§ Directive
Omit all pictures, then retype the data exactly as given.

§ Source data
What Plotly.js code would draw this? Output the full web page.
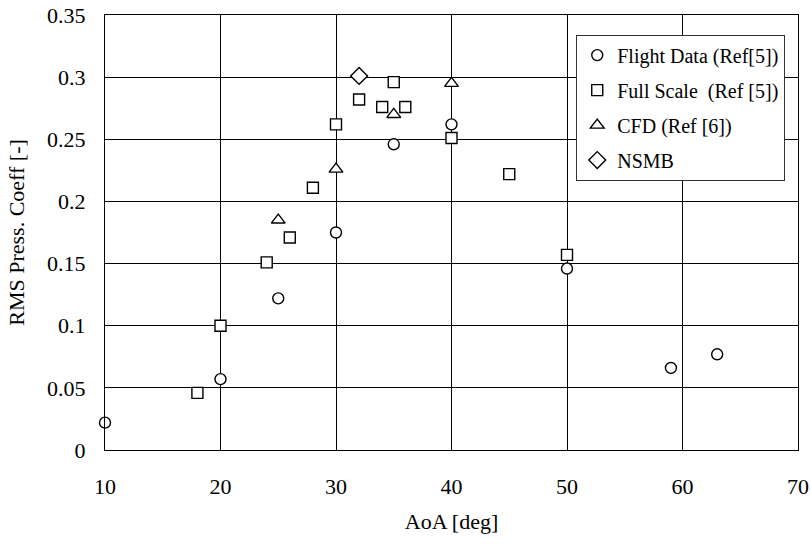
<!DOCTYPE html>
<html>
<head>
<meta charset="utf-8">
<script src="https://cdn.plot.ly/plotly-3.0.1.min.js"></script>
<style>html,body{margin:0;padding:0;background:#fff;}#chart{width:811px;height:544px;}</style>
</head>
<body>
<div id="chart"></div>
<script>
// Flight Data (Ref[5])
const flightAoA = [10, 20, 25, 30, 35, 40, 50, 59, 63];
const flightRms = [0.022, 0.057, 0.122, 0.175, 0.246, 0.262, 0.146, 0.066, 0.077];
// Full Scale (Ref [5])
const fullAoA = [18, 20, 24, 26, 28, 30, 32, 34, 35, 36, 40, 45, 50];
const fullRms = [0.046, 0.1, 0.151, 0.171, 0.211, 0.262, 0.282, 0.276, 0.296, 0.276, 0.251, 0.222, 0.157];
// CFD (Ref [6])
const cfdAoA = [25, 30, 35, 40];
const cfdRms = [0.185, 0.226, 0.27, 0.295];
// NSMB
const nsmbAoA = [32];
const nsmbRms = [0.301];

const seriesNames = ["Flight Data (Ref[5])", "Full Scale  (Ref [5])", "CFD (Ref [6])", "NSMB"];
const xTicks = [10, 20, 30, 40, 50, 60, 70];
const yTicks = [0, 0.05, 0.1, 0.15, 0.2, 0.25, 0.3, 0.35];
const yTickText = ["0", "0.05", "0.1", "0.15", "0.2", "0.25", "0.3", "0.35"];

function mk(x, y, name, symbol, size, grp) {
  return {
    x: x, y: y, name: name, type: 'scatter', mode: 'markers', legendgroup: grp,
    marker: {symbol: symbol, size: size, color: '#fff', line: {color: '#000', width: 1.4}},
    cliponaxis: false
  };
}

const data = [
  mk(flightAoA, flightRms, seriesNames[0], 'circle', 11, 'a'),
  mk(fullAoA, fullRms, seriesNames[1], 'square', 11, 'b'),
  mk(cfdAoA, cfdRms, seriesNames[2], 'triangle-up', 12, 'c'),
  mk(nsmbAoA, nsmbRms, seriesNames[3], 'diamond', 13, 'd')
];

const font = {family: 'Liberation Serif', color: '#000'};

const layout = {
  width: 811, height: 544,
  margin: {l: 105, r: 13, t: 15, b: 94},
  paper_bgcolor: '#fff', plot_bgcolor: '#fff',
  font: Object.assign({size: 22}, font),
  showlegend: true,
  legend: {
    x: 0.68, y: 0.955, xanchor: 'left', yanchor: 'top',
    bordercolor: '#333', borderwidth: 1, bgcolor: '#fff',
    font: Object.assign({size: 20}, font),
    tracegroupgap: 6, itemwidth: 30
  },
  xaxis: {
    range: [10, 70], tickvals: xTicks, ticks: '', ticklabelstandoff: 17,
    showgrid: true, gridcolor: '#000', gridwidth: 1,
    showline: true, linecolor: '#000', linewidth: 1, mirror: true, zeroline: false,
    tickfont: Object.assign({size: 22}, font),
    title: {text: 'AoA [deg]', font: Object.assign({size: 22}, font), standoff: 15}
  },
  yaxis: {
    range: [0, 0.35], tickvals: yTicks, ticktext: yTickText, ticks: '', ticklabelstandoff: 14,
    showgrid: true, gridcolor: '#000', gridwidth: 1,
    showline: true, linecolor: '#000', linewidth: 1, mirror: true, zeroline: false,
    tickfont: Object.assign({size: 22}, font),
    title: {text: 'RMS Press. Coeff [-]', font: Object.assign({size: 22}, font), standoff: 16}
  }
};

Plotly.newPlot('chart', data, layout, {displayModeBar: false, staticPlot: true});
</script>
</body>
</html>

§ Response to this exercise
What Plotly.js code would draw this? Output the full web page.
<!DOCTYPE html>
<html>
<head>
<meta charset="utf-8">
<script src="https://cdn.plot.ly/plotly-3.0.1.min.js"></script>
<style>html,body{margin:0;padding:0;background:#fff;}#chart{width:811px;height:544px;}</style>
</head>
<body>
<div id="chart"></div>
<script>
// Flight Data (Ref[5])
const flightAoA = [10, 20, 25, 30, 35, 40, 50, 59, 63];
const flightRms = [0.022, 0.057, 0.122, 0.175, 0.246, 0.262, 0.146, 0.066, 0.077];
// Full Scale (Ref [5])
const fullAoA = [18, 20, 24, 26, 28, 30, 32, 34, 35, 36, 40, 45, 50];
const fullRms = [0.046, 0.1, 0.151, 0.171, 0.211, 0.262, 0.282, 0.276, 0.296, 0.276, 0.251, 0.222, 0.157];
// CFD (Ref [6])
const cfdAoA = [25, 30, 35, 40];
const cfdRms = [0.185, 0.226, 0.27, 0.295];
// NSMB
const nsmbAoA = [32];
const nsmbRms = [0.301];

const seriesNames = ["Flight Data (Ref[5])", "Full Scale  (Ref [5])", "CFD (Ref [6])", "NSMB"];
const xTicks = [10, 20, 30, 40, 50, 60, 70];
const yTicks = [0, 0.05, 0.1, 0.15, 0.2, 0.25, 0.3, 0.35];
const yTickText = ["0", "0.05", "0.1", "0.15", "0.2", "0.25", "0.3", "0.35"];

function mk(x, y, name, symbol, size, grp) {
  return {
    x: x, y: y, name: name, type: 'scatter', mode: 'markers', legendgroup: grp,
    marker: {symbol: symbol, size: size, color: '#fff', line: {color: '#000', width: 1.4}},
    cliponaxis: false
  };
}

const data = [
  mk(flightAoA, flightRms, seriesNames[0], 'circle', 11, 'a'),
  mk(fullAoA, fullRms, seriesNames[1], 'square', 11, 'b'),
  mk(cfdAoA, cfdRms, seriesNames[2], 'triangle-up', 12, 'c'),
  mk(nsmbAoA, nsmbRms, seriesNames[3], 'diamond', 13, 'd')
];

const font = {family: 'Liberation Serif', color: '#000'};

const layout = {
  width: 811, height: 544,
  margin: {l: 105, r: 13, t: 15, b: 94},
  paper_bgcolor: '#fff', plot_bgcolor: '#fff',
  font: Object.assign({size: 22}, font),
  showlegend: true,
  legend: {
    x: 0.68, y: 0.955, xanchor: 'left', yanchor: 'top',
    bordercolor: '#333', borderwidth: 1, bgcolor: '#fff',
    font: Object.assign({size: 20}, font),
    tracegroupgap: 6, itemwidth: 30
  },
  xaxis: {
    range: [10, 70], tickvals: xTicks, ticks: '', ticklabelstandoff: 17,
    showgrid: true, gridcolor: '#000', gridwidth: 1,
    showline: true, linecolor: '#000', linewidth: 1, mirror: true, zeroline: false,
    tickfont: Object.assign({size: 22}, font),
    title: {text: 'AoA [deg]', font: Object.assign({size: 22}, font), standoff: 15}
  },
  yaxis: {
    range: [0, 0.35], tickvals: yTicks, ticktext: yTickText, ticks: '', ticklabelstandoff: 14,
    showgrid: true, gridcolor: '#000', gridwidth: 1,
    showline: true, linecolor: '#000', linewidth: 1, mirror: true, zeroline: false,
    tickfont: Object.assign({size: 22}, font),
    title: {text: 'RMS Press. Coeff [-]', font: Object.assign({size: 22}, font), standoff: 16}
  }
};

Plotly.newPlot('chart', data, layout, {displayModeBar: false, staticPlot: true});
</script>
</body>
</html>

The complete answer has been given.